## Weight on rope

Weight B with mass of 10 kg is fastened to a rope, as shown in the Figure. The distance AB is constant. How heavy weight P is it necessary to choose for α = 45°, β = 60°? How big will the stress be in rope AB in this case? • #### Notation

 mb = 10 kg mass of weight B α = 45° desired angle between rope AB and the vertical line β = 60° desired angle between the rope from B to the pulley and the vertical line mp =? (kg) mass of weight P Fa =? (N) stress of rope AB
• #### Hint 1

Draw all the forces acting on the weights B and P in the figure. What must be valid for their resultant?
• #### Hint 2

Choose an appropriate coordinate system and rewrite the equations (1) and (2) as a scalar. Express the searched parameters from the obtained equations.

• #### Solution

We draw all the forces acting on the weights B and P to the figure and choose the coordinate system. Weight P:

• $$\vec{F}_{Gp}$$ .......weight force (FGp = mpg)

• $$\vec{F}_{p}$$.......force, by which the rope is pulled

Weight B:

• $$\vec{F}_{Gb}$$ .......weight force (FGb = mbg)

• $$\vec{F^,}_{p}$$ ....... force, which the rope with the weight P is pulled by

(The pulley is at standstill so that it is valid for the values of forces $$\vec{F}_{p}$$ and $$\vec{F^,}_{p}$$ that Fp = F´p, The weight P pulls the rope with the weight B and vice versa)

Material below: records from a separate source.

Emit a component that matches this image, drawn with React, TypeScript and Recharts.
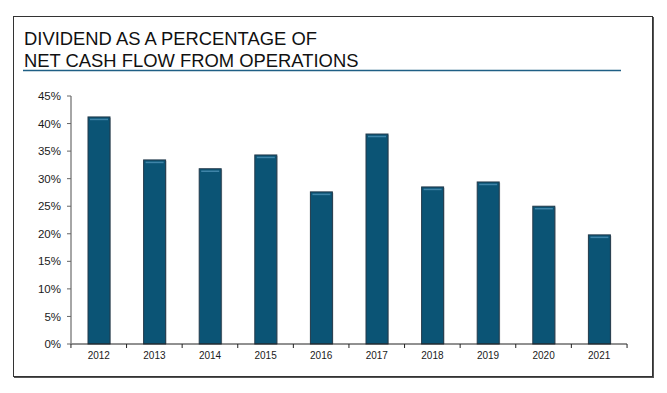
import React from "react";
import { BarChart, Bar, XAxis, YAxis } from "recharts";

const years = ["2012", "2013", "2014", "2015", "2016", "2017", "2018", "2019", "2020", "2021"];
const payoutPct = [41.2, 33.4, 31.8, 34.3, 27.6, 38.1, 28.5, 29.4, 25.0, 19.8];
const yTicks = [0, 5, 10, 15, 20, 25, 30, 35, 40, 45];
const titleLines = ["DIVIDEND AS A PERCENTAGE OF", "NET CASH FLOW FROM OPERATIONS"];

const data = years.map((year, i) => ({ year, value: payoutPct[i] }));

const FONT = "'Liberation Sans', Arial, Helvetica, sans-serif";
const BAR_FILL = "#0b5475";

function BarShape(props: any) {
  const { x, y, width, height } = props;
  if (!height || height <= 0) return null;
  return (
    <g>
      <rect x={x + 1} y={y + 1} width={width} height={height - 1} fill="#9aa3a8" opacity={0.6} />
      <rect x={x} y={y} width={width} height={height} fill={BAR_FILL} stroke="#23394a" strokeWidth={1} />
      <line x1={x + 2} x2={x + width - 2} y1={y + 2.5} y2={y + 2.5} stroke="#3f84a8" strokeWidth={1.5} />
    </g>
  );
}

function XTick(props: any) {
  const { x, y, payload, index, visibleTicksCount } = props;
  const band = 55.7;
  const count = visibleTicksCount ?? years.length;
  return (
    <g>
      <line x1={x - band / 2} x2={x - band / 2} y1={y - 8} y2={y - 4} stroke="#222" />
      {index === count - 1 && (
        <line x1={x + band / 2} x2={x + band / 2} y1={y - 8} y2={y - 4} stroke="#222" />
      )}
      <text x={x} y={y + 7} textAnchor="middle" fontSize={10} fontFamily={FONT} fill="#1a1a1a">
        {payload.value}
      </text>
    </g>
  );
}

export default function App() {
  return (
    <div
      style={{
        position: "fixed",
        left: 0,
        top: 0,
        width: 667,
        height: 393,
        background: "#fff",
        overflow: "hidden",
      }}
    >
      <div
        style={{
          position: "absolute",
          left: 13,
          top: 16,
          width: 638,
          height: 359,
          border: "1px solid #333",
          boxShadow: "1px 1px 0 #555",
        }}
      />
      <svg width={667} height={393} style={{ position: "absolute", left: 0, top: 0 }}>
        {titleLines.map((t, i) => (
          <text
            key={t}
            x={24}
            y={45 + i * 21.6}
            fontSize={18.4}
            fontFamily={FONT}
            fill="#111"
          >
            {t}
          </text>
        ))}
        <line x1={23} x2={621} y1={70.6} y2={70.6} stroke="#1f5f85" strokeWidth={1.5} />
      </svg>
      <div style={{ position: "absolute", left: 0, top: 0 }}>
        <BarChart
          width={667}
          height={393}
          data={data}
          margin={{ top: 96, right: 40, bottom: 29, left: 20 }}
          barCategoryGap={0}
        >
          <XAxis
            dataKey="year"
            height={20}
            axisLine={{ stroke: "#222", strokeWidth: 1 }}
            tickLine={false}
            tick={<XTick />}
            interval={0}
          />
          <YAxis
            width={51}
            domain={[0, 45]}
            ticks={yTicks}
            tickFormatter={(v) => `${v}%`}
            axisLine={{ stroke: "#888", strokeWidth: 1.5 }}
            tickLine={{ stroke: "#666" }}
            tickSize={4}
            tickMargin={6}
            tick={{ fill: "#1a1a1a", fontSize: 11.5, fontFamily: FONT }}
            interval={0}
          />
          <Bar dataKey="value" barSize={22} shape={<BarShape />} isAnimationActive={false} />
        </BarChart>
      </div>
    </div>
  );
}
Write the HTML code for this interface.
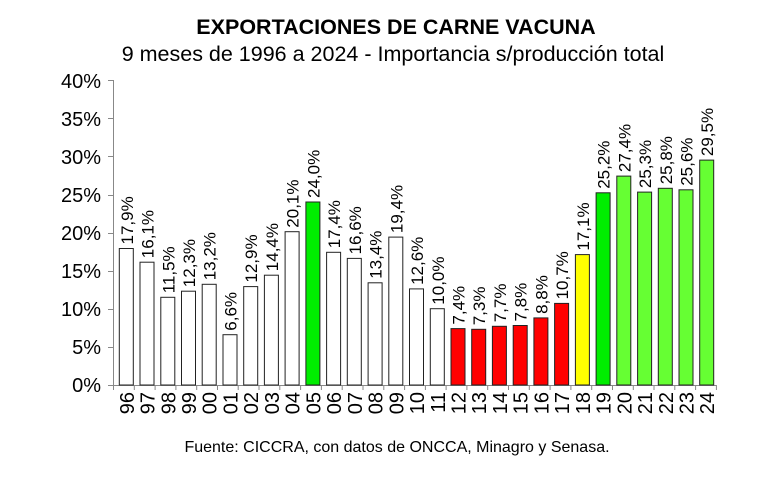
<!DOCTYPE html>
<html><head><style>body{margin:0;background:#fff}svg{display:block;font-family:"Liberation Sans",Arial,sans-serif}</style></head><body>
<svg width="784" height="482" xmlns="http://www.w3.org/2000/svg">
<text x="396" y="34" text-anchor="middle" font-size="21.5" font-weight="bold">EXPORTACIONES DE CARNE VACUNA</text>
<text x="393" y="61" text-anchor="middle" font-size="21.5">9 meses de 1996 a 2024 - Importancia s/producción total</text>
<text x="397" y="452" text-anchor="middle" font-size="16">Fuente: CICCRA, con datos de ONCCA, Minagro y Senasa.</text>
<g font-size="20" text-anchor="end">
<text x="101" y="392">0%</text><text x="101" y="316">10%</text><text x="101" y="240">20%</text><text x="101" y="164">30%</text><text x="101" y="88">40%</text>
<text x="101" y="354">5%</text><text x="101" y="278">15%</text><text x="101" y="202">25%</text><text x="101" y="126">35%</text>
</g>
<g stroke="#888" stroke-width="1">
<line x1="113.5" y1="80" x2="113.5" y2="390"/>
<line x1="108" y1="385.5" x2="716" y2="385.5"/>
<line x1="108" y1="347.5" x2="113" y2="347.5"/><line x1="108" y1="309.5" x2="113" y2="309.5"/><line x1="108" y1="271.5" x2="113" y2="271.5"/><line x1="108" y1="233.5" x2="113" y2="233.5"/><line x1="108" y1="195.5" x2="113" y2="195.5"/><line x1="108" y1="156.5" x2="113" y2="156.5"/><line x1="108" y1="118.5" x2="113" y2="118.5"/><line x1="108" y1="80.5" x2="113" y2="80.5"/>
<line x1="134.3" y1="385" x2="134.3" y2="390"/><line x1="155.1" y1="385" x2="155.1" y2="390"/><line x1="175.9" y1="385" x2="175.9" y2="390"/><line x1="196.7" y1="385" x2="196.7" y2="390"/><line x1="217.5" y1="385" x2="217.5" y2="390"/><line x1="238.2" y1="385" x2="238.2" y2="390"/><line x1="259.0" y1="385" x2="259.0" y2="390"/><line x1="279.8" y1="385" x2="279.8" y2="390"/><line x1="300.6" y1="385" x2="300.6" y2="390"/><line x1="321.4" y1="385" x2="321.4" y2="390"/><line x1="342.2" y1="385" x2="342.2" y2="390"/><line x1="363.0" y1="385" x2="363.0" y2="390"/><line x1="383.8" y1="385" x2="383.8" y2="390"/><line x1="404.6" y1="385" x2="404.6" y2="390"/><line x1="425.4" y1="385" x2="425.4" y2="390"/><line x1="446.1" y1="385" x2="446.1" y2="390"/><line x1="466.9" y1="385" x2="466.9" y2="390"/><line x1="487.7" y1="385" x2="487.7" y2="390"/><line x1="508.5" y1="385" x2="508.5" y2="390"/><line x1="529.3" y1="385" x2="529.3" y2="390"/><line x1="550.1" y1="385" x2="550.1" y2="390"/><line x1="570.9" y1="385" x2="570.9" y2="390"/><line x1="591.7" y1="385" x2="591.7" y2="390"/><line x1="612.5" y1="385" x2="612.5" y2="390"/><line x1="633.3" y1="385" x2="633.3" y2="390"/><line x1="654.0" y1="385" x2="654.0" y2="390"/><line x1="674.8" y1="385" x2="674.8" y2="390"/><line x1="695.6" y1="385" x2="695.6" y2="390"/><line x1="716.4" y1="385" x2="716.4" y2="390"/>
</g>
<g stroke="#222" stroke-width="1">
<rect x="119.3" y="248.5" width="14" height="136.5" fill="#fff"/>
<rect x="140.0" y="262.2" width="14" height="122.8" fill="#fff"/>
<rect x="160.8" y="297.3" width="14" height="87.7" fill="#fff"/>
<rect x="181.5" y="291.2" width="14" height="93.8" fill="#fff"/>
<rect x="202.2" y="284.3" width="14" height="100.7" fill="#fff"/>
<rect x="223.0" y="334.7" width="14" height="50.3" fill="#fff"/>
<rect x="243.7" y="286.6" width="14" height="98.4" fill="#fff"/>
<rect x="264.4" y="275.2" width="14" height="109.8" fill="#fff"/>
<rect x="285.1" y="231.7" width="14" height="153.3" fill="#fff"/>
<rect x="305.9" y="202.0" width="14" height="183.0" fill="#00ee00"/>
<rect x="326.6" y="252.3" width="14" height="132.7" fill="#fff"/>
<rect x="347.3" y="258.4" width="14" height="126.6" fill="#fff"/>
<rect x="368.1" y="282.8" width="14" height="102.2" fill="#fff"/>
<rect x="388.8" y="237.1" width="14" height="147.9" fill="#fff"/>
<rect x="409.5" y="288.9" width="14" height="96.1" fill="#fff"/>
<rect x="430.3" y="308.7" width="14" height="76.3" fill="#fff"/>
<rect x="451.0" y="328.6" width="14" height="56.4" fill="#ff0000"/>
<rect x="471.7" y="329.3" width="14" height="55.7" fill="#ff0000"/>
<rect x="492.4" y="326.3" width="14" height="58.7" fill="#ff0000"/>
<rect x="513.2" y="325.5" width="14" height="59.5" fill="#ff0000"/>
<rect x="533.9" y="317.9" width="14" height="67.1" fill="#ff0000"/>
<rect x="554.6" y="303.4" width="14" height="81.6" fill="#ff0000"/>
<rect x="575.4" y="254.6" width="14" height="130.4" fill="#ffff00"/>
<rect x="596.1" y="192.8" width="14" height="192.2" fill="#00ee00"/>
<rect x="616.8" y="176.1" width="14" height="208.9" fill="#66ff33"/>
<rect x="637.6" y="192.1" width="14" height="192.9" fill="#66ff33"/>
<rect x="658.3" y="188.3" width="14" height="196.7" fill="#66ff33"/>
<rect x="679.0" y="189.8" width="14" height="195.2" fill="#66ff33"/>
<rect x="699.7" y="160.1" width="14" height="224.9" fill="#66ff33"/>
</g>
<g font-size="17">
<text transform="translate(132.8,244.5) rotate(-90)">17,9%</text>
<text transform="translate(153.5,258.2) rotate(-90)">16,1%</text>
<text transform="translate(174.3,293.3) rotate(-90)">11,5%</text>
<text transform="translate(195.0,287.2) rotate(-90)">12,3%</text>
<text transform="translate(215.7,280.3) rotate(-90)">13,2%</text>
<text transform="translate(236.5,330.7) rotate(-90)">6,6%</text>
<text transform="translate(257.2,282.6) rotate(-90)">12,9%</text>
<text transform="translate(277.9,271.2) rotate(-90)">14,4%</text>
<text transform="translate(298.6,227.7) rotate(-90)">20,1%</text>
<text transform="translate(319.4,198.0) rotate(-90)">24,0%</text>
<text transform="translate(340.1,248.3) rotate(-90)">17,4%</text>
<text transform="translate(360.8,254.4) rotate(-90)">16,6%</text>
<text transform="translate(381.6,278.8) rotate(-90)">13,4%</text>
<text transform="translate(402.3,233.1) rotate(-90)">19,4%</text>
<text transform="translate(423.0,284.9) rotate(-90)">12,6%</text>
<text transform="translate(443.8,304.7) rotate(-90)">10,0%</text>
<text transform="translate(464.5,324.6) rotate(-90)">7,4%</text>
<text transform="translate(485.2,325.3) rotate(-90)">7,3%</text>
<text transform="translate(505.9,322.3) rotate(-90)">7,7%</text>
<text transform="translate(526.7,321.5) rotate(-90)">7,8%</text>
<text transform="translate(547.4,313.9) rotate(-90)">8,8%</text>
<text transform="translate(568.1,299.4) rotate(-90)">10,7%</text>
<text transform="translate(588.9,250.6) rotate(-90)">17,1%</text>
<text transform="translate(609.6,188.8) rotate(-90)">25,2%</text>
<text transform="translate(630.3,172.1) rotate(-90)">27,4%</text>
<text transform="translate(651.1,188.1) rotate(-90)">25,3%</text>
<text transform="translate(671.8,184.3) rotate(-90)">25,8%</text>
<text transform="translate(692.5,185.8) rotate(-90)">25,6%</text>
<text transform="translate(713.2,156.1) rotate(-90)">29,5%</text>
</g>
<g font-size="20" text-anchor="end">
<text transform="translate(133.8,392) rotate(-90)">96</text>
<text transform="translate(154.5,392) rotate(-90)">97</text>
<text transform="translate(175.3,392) rotate(-90)">98</text>
<text transform="translate(196.0,392) rotate(-90)">99</text>
<text transform="translate(216.7,392) rotate(-90)">00</text>
<text transform="translate(237.5,392) rotate(-90)">01</text>
<text transform="translate(258.2,392) rotate(-90)">02</text>
<text transform="translate(278.9,392) rotate(-90)">03</text>
<text transform="translate(299.6,392) rotate(-90)">04</text>
<text transform="translate(320.4,392) rotate(-90)">05</text>
<text transform="translate(341.1,392) rotate(-90)">06</text>
<text transform="translate(361.8,392) rotate(-90)">07</text>
<text transform="translate(382.6,392) rotate(-90)">08</text>
<text transform="translate(403.3,392) rotate(-90)">09</text>
<text transform="translate(424.0,392) rotate(-90)">10</text>
<text transform="translate(444.8,392) rotate(-90)">11</text>
<text transform="translate(465.5,392) rotate(-90)">12</text>
<text transform="translate(486.2,392) rotate(-90)">13</text>
<text transform="translate(506.9,392) rotate(-90)">14</text>
<text transform="translate(527.7,392) rotate(-90)">15</text>
<text transform="translate(548.4,392) rotate(-90)">16</text>
<text transform="translate(569.1,392) rotate(-90)">17</text>
<text transform="translate(589.9,392) rotate(-90)">18</text>
<text transform="translate(610.6,392) rotate(-90)">19</text>
<text transform="translate(631.3,392) rotate(-90)">20</text>
<text transform="translate(652.1,392) rotate(-90)">21</text>
<text transform="translate(672.8,392) rotate(-90)">22</text>
<text transform="translate(693.5,392) rotate(-90)">23</text>
<text transform="translate(714.2,392) rotate(-90)">24</text>
</g>
</svg>
</body></html>
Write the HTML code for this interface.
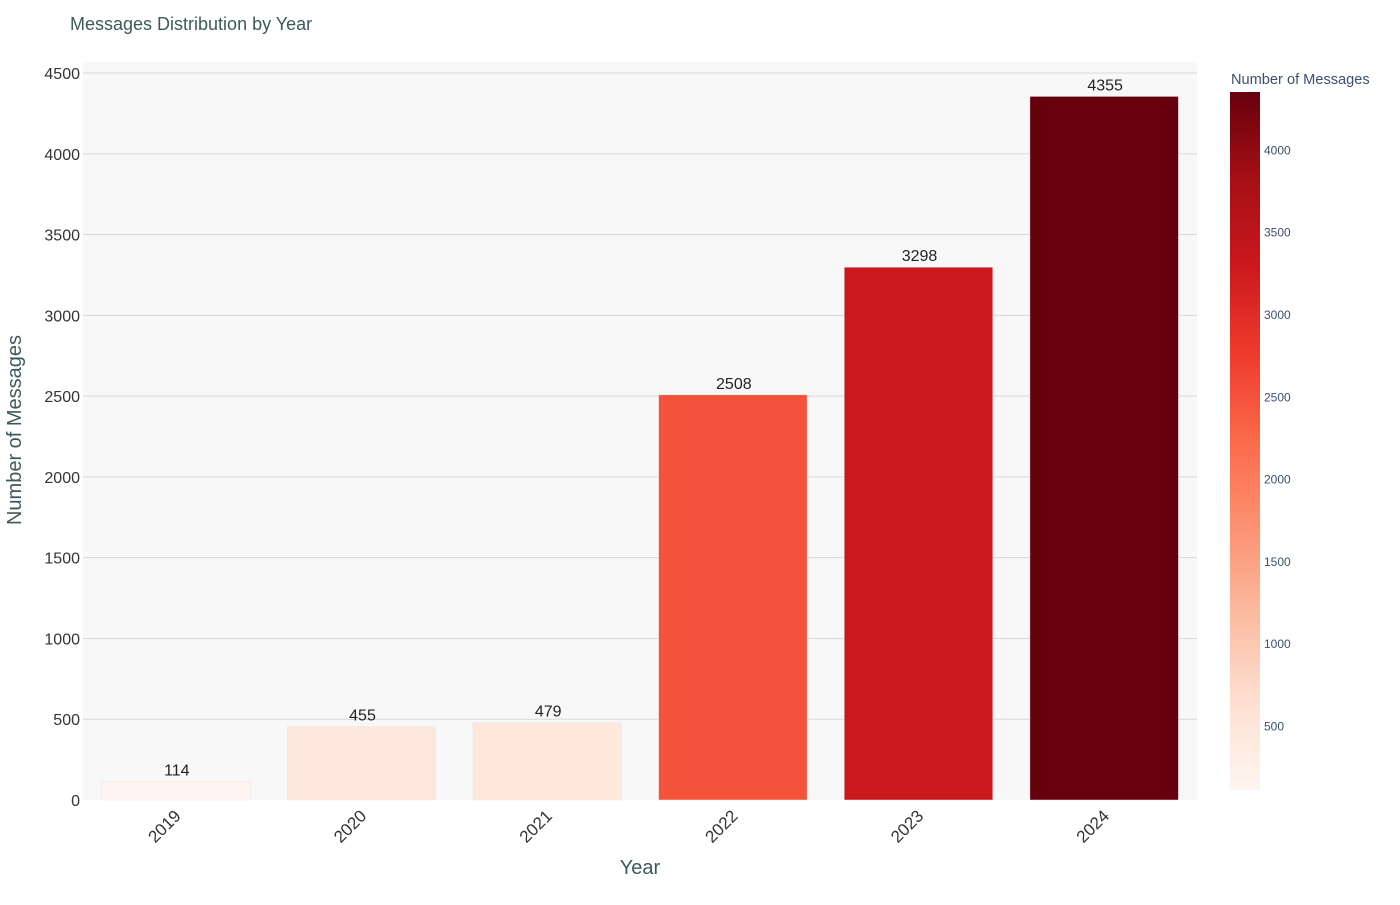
<!DOCTYPE html>
<html><head><meta charset="utf-8"><style>
body{margin:0;background:#fff;font-family:"Liberation Sans",Arial,sans-serif}
</style></head><body>
<svg id="chart" width="1400" height="900" xmlns="http://www.w3.org/2000/svg">
<defs><linearGradient id="cbg" x1="0" y1="1" x2="0" y2="0"></linearGradient></defs>
<rect x="83" y="62" width="1114" height="738" fill="#f8f8f8"/>
<g id="grid"></g><g id="bars"></g><g id="labels"></g><g id="cb"></g>
<text x="70" y="30" font-size="18" style="fill:#3d5a5a">Messages Distribution by Year</text>
<text x="640" y="874" font-size="20" text-anchor="middle" fill="#3d5a5a">Year</text>
<text transform="translate(21,430) rotate(-90)" font-size="20" text-anchor="middle" fill="#3d5a5a">Number of Messages</text>
<text x="1231" y="84" font-size="14.6" fill="#3d4f6f">Number of Messages</text>
</svg>
<script>
const categories=["2019","2020","2021","2022","2023","2024"];
const values=[114,455,479,2508,3298,4355];
const yTicks=[0,500,1000,1500,2000,2500,3000,3500,4000,4500];
const cbTicks=[500,1000,1500,2000,2500,3000,3500,4000];
const NS="http://www.w3.org/2000/svg";
const reds=[[255,245,240],[254,224,210],[252,187,161],[252,146,114],[251,106,74],[239,59,44],[203,24,29],[165,15,21],[103,0,13]];
const x0=83,x1=1197,y0=800,pxPer=727/4500;
const y=v=>y0-v*pxPer;
const band=(x1-x0)/categories.length;
const cmin=Math.min(...values),cmax=Math.max(...values);
function color(v){let t=(v-cmin)/(cmax-cmin)*8;let i=Math.min(7,Math.floor(t)),f=t-i;const a=reds[i],b=reds[i+1];return `rgb(${a.map((c,k)=>Math.round(c+(b[k]-c)*f)).join(',')})`;}
function mk(tag,attrs,parent,txt){const e=document.createElementNS(NS,tag);for(const k in attrs)e.setAttribute(k,attrs[k]);if(txt!=null)e.textContent=txt;parent.appendChild(e);return e;}
const G=document.getElementById('grid'),B=document.getElementById('bars'),L=document.getElementById('labels'),C=document.getElementById('cb');
yTicks.forEach(t=>{
 if(t>0){const l=mk('line',{x1:x0,x2:x1,y1:y(t),y2:y(t),stroke:'#d9d9d9','stroke-width':1},G);
 
 }
 const tx=mk('text',{x:x0-3,y:y(t)+6,'text-anchor':'end','font-size':16,fill:'#333'},L,t);
 
 
});
categories.forEach((c,i)=>{
 const cx=x0+band*(i+0.5),w=band*0.8;
 const r=mk('rect',{x:cx-w/2,y:y(values[i]),width:w,height:y0-y(values[i]),fill:color(values[i]),stroke:'#e8e8e8','stroke-width':0.5},B);
 
 
 const v=mk('text',{x:cx+1,y:y(values[i])-6,'text-anchor':'middle','font-size':16,fill:'#222'},L,values[i]);
 
 
 const t=mk('text',{transform:`translate(${cx+6},${y0+17}) rotate(-45)`,'text-anchor':'end','font-size':17,fill:'#333'},L,c);
 
 
});
const cbTop=92,cbBot=790,cbx=1230,cbw=30;
const grad=document.getElementById('cbg');
reds.forEach((c,i)=>mk('stop',{offset:(i/8*100)+'%','stop-color':`rgb(${c.join(',')})`},grad));
const cbr=mk('rect',{x:cbx,y:cbTop,width:cbw,height:cbBot-cbTop,fill:'url(#cbg)'},C);


const cy=v=>cbBot-(v-cmin)/(cmax-cmin)*(cbBot-cbTop);
cbTicks.forEach(t=>{
 const e=mk('text',{x:cbx+34,y:cy(t)+4,'font-size':12,fill:'#3d4f6f'},C,t);
 
 
});
</script>
</body></html>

• $$\vec{F}_{a}$$ ....... force, by which the rope mounted to the wall is pulled

Both weights are at standstill so the resultant of acting forces must be equal to the zero vector.

Weight P:

$\vec{F}_{Gp}+\vec{F}_{p}=\vec{0}\,.\tag{1}$

Weight B:

$\vec{F}_{Gb}+\vec{F'}_{p}+\vec{F}_{a}=\vec{0}\,.\tag{2}$

We rewrite the equations (1) and (2) as a scalar:

Weight P:

${F}_{p}=F_{Gp}=m_pg\,.$

Weight B:

$x:\hspace{60px}F_p\sin\beta-F_a\sin\alpha=0\tag{3}$

$y:\hspace{10px}F_a\cos\alpha+F_p\cos\beta-F_{Gb}=0\tag{4}$

From equation (3):

$F_a = F_p \frac{\sin \beta}{\sin \alpha}\,.\tag{5}$

We substitute into the equation (4):

$F_p \frac{\sin \beta}{\sin \alpha} \cos \alpha + F_p \cos \beta = F_{Gb}\,.$

And modify:

$F_p\frac{\sin\beta\cos\alpha+\sin\alpha\cos \beta}{\sin \alpha} = F_{Gb}\,.$

Using the addition formula for sine:

$F_p\sin(\alpha+\beta)=F_{Gb}\sin\alpha\,,$ $F_p=F_{Gb}\frac{\sin\alpha}{\sin(\alpha+\beta)}\,.$

So:

$gm_p=gm_b\frac{\sin\alpha}{\sin(\alpha+\beta)}\,,$ $m_p=m_b\frac{\sin\alpha}{\sin(\alpha+\beta)}\,.$

We substitute gained Fp to the equation (5):

$F_a = F_{Gb} \frac{\sin \alpha}{\sin (\alpha + \beta)} \frac{\sin \beta}{\sin \alpha}\,,$ $F_a = F_{Gb} \frac{\sin \beta}{\sin (\alpha + \beta)}\,,$ $F_a = gm_{b} \frac{\sin \beta}{\sin (\alpha + \beta)}\,.$

We substitute given values:

α, β, mb:

$m_p=10\frac {\sin45^\circ}{\sin(45^\circ+60^\circ)}\,\mathrm{kg}\dot{=}7{,}3 \,\mathrm{kg}\,,$ $F_a=10{\cdot}10\frac {\sin60^\circ}{\sin(45^\circ+60^\circ)}\,\mathrm{N} \dot{=} 90 \,\mathrm{N}\,.$

Demanded mass of weight P is equal to:

$m_p=m_b\frac{\sin\alpha}{\sin(\alpha+\beta)}\,.$

The stress in rope AB is equal to:

$F_a = gm_{b} \frac{\sin \beta}{\sin (\alpha + \beta)} \,.$

Numerically:

$m_p \dot{=}7.3 \,\mathrm{kg}\,,$ $F_a \dot{=} 90 \,\mathrm{N}\,.$